Given data:

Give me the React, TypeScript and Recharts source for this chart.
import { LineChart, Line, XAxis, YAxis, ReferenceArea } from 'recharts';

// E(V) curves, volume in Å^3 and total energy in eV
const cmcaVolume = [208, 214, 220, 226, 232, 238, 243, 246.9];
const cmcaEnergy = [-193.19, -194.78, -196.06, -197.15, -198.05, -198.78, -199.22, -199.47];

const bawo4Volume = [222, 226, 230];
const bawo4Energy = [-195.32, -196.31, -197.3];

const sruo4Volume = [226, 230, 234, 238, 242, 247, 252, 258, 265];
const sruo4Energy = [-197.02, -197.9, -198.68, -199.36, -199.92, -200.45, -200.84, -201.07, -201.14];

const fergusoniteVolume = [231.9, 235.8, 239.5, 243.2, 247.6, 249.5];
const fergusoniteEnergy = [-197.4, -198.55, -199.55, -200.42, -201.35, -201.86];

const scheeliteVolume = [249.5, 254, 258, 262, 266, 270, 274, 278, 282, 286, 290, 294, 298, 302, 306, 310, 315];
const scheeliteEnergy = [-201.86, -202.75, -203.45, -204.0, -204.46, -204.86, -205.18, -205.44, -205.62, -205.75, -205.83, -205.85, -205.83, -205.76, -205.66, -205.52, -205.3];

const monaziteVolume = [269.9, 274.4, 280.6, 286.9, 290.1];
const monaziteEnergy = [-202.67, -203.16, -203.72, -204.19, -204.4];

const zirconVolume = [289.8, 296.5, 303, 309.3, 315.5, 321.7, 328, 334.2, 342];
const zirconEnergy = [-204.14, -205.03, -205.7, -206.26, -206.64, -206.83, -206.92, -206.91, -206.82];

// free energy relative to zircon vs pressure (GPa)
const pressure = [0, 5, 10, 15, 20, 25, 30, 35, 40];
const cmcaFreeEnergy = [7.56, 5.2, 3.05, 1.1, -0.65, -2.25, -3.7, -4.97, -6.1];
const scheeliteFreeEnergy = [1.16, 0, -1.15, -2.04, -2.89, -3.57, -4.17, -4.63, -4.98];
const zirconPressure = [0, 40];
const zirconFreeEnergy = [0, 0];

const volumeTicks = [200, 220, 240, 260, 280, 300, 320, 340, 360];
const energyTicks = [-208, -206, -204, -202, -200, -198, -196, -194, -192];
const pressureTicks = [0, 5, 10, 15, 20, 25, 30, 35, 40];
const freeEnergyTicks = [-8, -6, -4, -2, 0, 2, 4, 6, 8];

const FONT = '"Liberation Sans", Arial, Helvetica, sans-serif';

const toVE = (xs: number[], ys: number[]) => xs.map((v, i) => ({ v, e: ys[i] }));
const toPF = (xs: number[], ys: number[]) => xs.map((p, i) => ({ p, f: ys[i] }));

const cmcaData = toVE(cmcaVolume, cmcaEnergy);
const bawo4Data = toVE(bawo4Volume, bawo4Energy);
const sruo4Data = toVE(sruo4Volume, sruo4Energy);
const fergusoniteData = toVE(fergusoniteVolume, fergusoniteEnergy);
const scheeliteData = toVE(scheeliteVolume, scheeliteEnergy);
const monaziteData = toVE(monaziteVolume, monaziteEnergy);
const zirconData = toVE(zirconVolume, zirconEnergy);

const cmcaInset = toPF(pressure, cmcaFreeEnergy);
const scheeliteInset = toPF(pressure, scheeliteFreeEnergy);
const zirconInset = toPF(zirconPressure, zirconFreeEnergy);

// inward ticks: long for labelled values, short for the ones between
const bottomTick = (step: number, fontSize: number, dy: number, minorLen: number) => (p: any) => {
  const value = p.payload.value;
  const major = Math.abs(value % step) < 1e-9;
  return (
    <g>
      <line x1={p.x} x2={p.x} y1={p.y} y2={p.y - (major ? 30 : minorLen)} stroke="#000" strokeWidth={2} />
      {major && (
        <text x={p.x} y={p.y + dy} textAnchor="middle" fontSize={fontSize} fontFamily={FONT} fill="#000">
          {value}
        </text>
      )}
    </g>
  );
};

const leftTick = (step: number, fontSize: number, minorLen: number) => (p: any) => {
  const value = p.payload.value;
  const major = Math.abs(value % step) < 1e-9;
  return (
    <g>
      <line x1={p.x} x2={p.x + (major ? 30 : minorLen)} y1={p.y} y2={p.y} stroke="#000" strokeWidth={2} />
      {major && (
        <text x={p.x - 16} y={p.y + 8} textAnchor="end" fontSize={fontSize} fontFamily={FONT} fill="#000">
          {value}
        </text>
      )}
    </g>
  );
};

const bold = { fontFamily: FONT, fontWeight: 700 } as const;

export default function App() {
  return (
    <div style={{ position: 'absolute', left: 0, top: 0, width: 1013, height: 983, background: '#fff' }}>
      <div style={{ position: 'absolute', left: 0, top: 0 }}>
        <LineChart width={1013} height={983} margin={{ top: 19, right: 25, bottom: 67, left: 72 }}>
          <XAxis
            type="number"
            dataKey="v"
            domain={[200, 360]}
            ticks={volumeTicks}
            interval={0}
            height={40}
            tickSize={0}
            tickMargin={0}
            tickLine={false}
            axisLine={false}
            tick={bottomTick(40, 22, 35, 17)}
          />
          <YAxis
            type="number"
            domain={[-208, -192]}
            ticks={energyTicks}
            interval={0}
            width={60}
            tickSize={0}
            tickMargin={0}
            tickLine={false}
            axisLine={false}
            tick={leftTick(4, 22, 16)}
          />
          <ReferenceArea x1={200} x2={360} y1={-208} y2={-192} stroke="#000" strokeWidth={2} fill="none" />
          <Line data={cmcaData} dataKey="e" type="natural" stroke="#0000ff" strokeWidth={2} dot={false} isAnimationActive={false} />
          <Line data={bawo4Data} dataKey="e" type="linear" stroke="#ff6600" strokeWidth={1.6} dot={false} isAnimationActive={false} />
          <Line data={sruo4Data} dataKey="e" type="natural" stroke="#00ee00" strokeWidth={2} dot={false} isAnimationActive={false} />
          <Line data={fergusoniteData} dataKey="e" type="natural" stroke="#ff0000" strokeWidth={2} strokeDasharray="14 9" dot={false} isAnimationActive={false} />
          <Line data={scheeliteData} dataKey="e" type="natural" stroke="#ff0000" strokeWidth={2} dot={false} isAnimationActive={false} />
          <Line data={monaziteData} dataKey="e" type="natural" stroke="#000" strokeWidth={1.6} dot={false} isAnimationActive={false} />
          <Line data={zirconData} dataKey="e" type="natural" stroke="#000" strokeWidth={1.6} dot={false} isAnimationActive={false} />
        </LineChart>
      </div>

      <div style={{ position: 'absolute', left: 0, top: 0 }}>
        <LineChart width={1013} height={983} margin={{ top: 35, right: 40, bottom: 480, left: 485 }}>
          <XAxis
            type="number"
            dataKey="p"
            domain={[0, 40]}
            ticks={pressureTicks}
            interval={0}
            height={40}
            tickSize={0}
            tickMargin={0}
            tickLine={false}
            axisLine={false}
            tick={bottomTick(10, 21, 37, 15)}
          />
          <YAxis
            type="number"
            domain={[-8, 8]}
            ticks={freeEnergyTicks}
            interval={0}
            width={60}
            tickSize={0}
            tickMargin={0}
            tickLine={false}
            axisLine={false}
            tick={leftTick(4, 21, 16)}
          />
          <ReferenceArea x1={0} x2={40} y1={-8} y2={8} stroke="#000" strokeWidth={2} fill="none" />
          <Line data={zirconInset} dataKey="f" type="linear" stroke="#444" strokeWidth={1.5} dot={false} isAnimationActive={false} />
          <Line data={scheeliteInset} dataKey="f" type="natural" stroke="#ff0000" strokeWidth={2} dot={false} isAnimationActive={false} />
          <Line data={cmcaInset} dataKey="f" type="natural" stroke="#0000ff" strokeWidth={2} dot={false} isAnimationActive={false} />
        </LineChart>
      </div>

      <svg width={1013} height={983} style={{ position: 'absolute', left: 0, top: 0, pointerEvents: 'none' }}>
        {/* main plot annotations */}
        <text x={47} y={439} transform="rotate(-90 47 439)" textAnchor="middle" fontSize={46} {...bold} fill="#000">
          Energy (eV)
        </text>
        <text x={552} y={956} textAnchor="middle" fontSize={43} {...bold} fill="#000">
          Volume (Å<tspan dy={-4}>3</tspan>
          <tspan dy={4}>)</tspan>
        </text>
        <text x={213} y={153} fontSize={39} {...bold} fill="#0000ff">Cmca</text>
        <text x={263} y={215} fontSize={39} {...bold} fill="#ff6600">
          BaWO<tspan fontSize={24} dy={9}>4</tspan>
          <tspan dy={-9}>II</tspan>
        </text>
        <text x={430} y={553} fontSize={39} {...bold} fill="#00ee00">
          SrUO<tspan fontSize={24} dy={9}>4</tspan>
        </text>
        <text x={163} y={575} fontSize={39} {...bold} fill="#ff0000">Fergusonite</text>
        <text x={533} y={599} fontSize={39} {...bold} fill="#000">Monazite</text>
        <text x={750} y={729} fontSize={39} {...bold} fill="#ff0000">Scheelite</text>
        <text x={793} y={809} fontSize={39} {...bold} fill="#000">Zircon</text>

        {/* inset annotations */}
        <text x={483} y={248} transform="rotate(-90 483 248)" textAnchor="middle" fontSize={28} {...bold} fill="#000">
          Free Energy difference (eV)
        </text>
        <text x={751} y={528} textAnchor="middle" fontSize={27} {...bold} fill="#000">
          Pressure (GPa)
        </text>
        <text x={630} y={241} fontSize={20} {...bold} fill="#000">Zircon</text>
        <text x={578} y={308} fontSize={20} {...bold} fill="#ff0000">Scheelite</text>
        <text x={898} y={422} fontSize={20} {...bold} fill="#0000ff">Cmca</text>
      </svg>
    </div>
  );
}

The problem:
Write out exactly, please, the lines beginning at the start of the material and ending with the line that holds "-200.84, -201.07, -201.14];", both included.

Solution to this exercise:
Give me the React, TypeScript and Recharts source for this chart.
import { LineChart, Line, XAxis, YAxis, ReferenceArea } from 'recharts';

// E(V) curves, volume in Å^3 and total energy in eV
const cmcaVolume = [208, 214, 220, 226, 232, 238, 243, 246.9];
const cmcaEnergy = [-193.19, -194.78, -196.06, -197.15, -198.05, -198.78, -199.22, -199.47];

const bawo4Volume = [222, 226, 230];
const bawo4Energy = [-195.32, -196.31, -197.3];

const sruo4Volume = [226, 230, 234, 238, 242, 247, 252, 258, 265];
const sruo4Energy = [-197.02, -197.9, -198.68, -199.36, -199.92, -200.45, -200.84, -201.07, -201.14];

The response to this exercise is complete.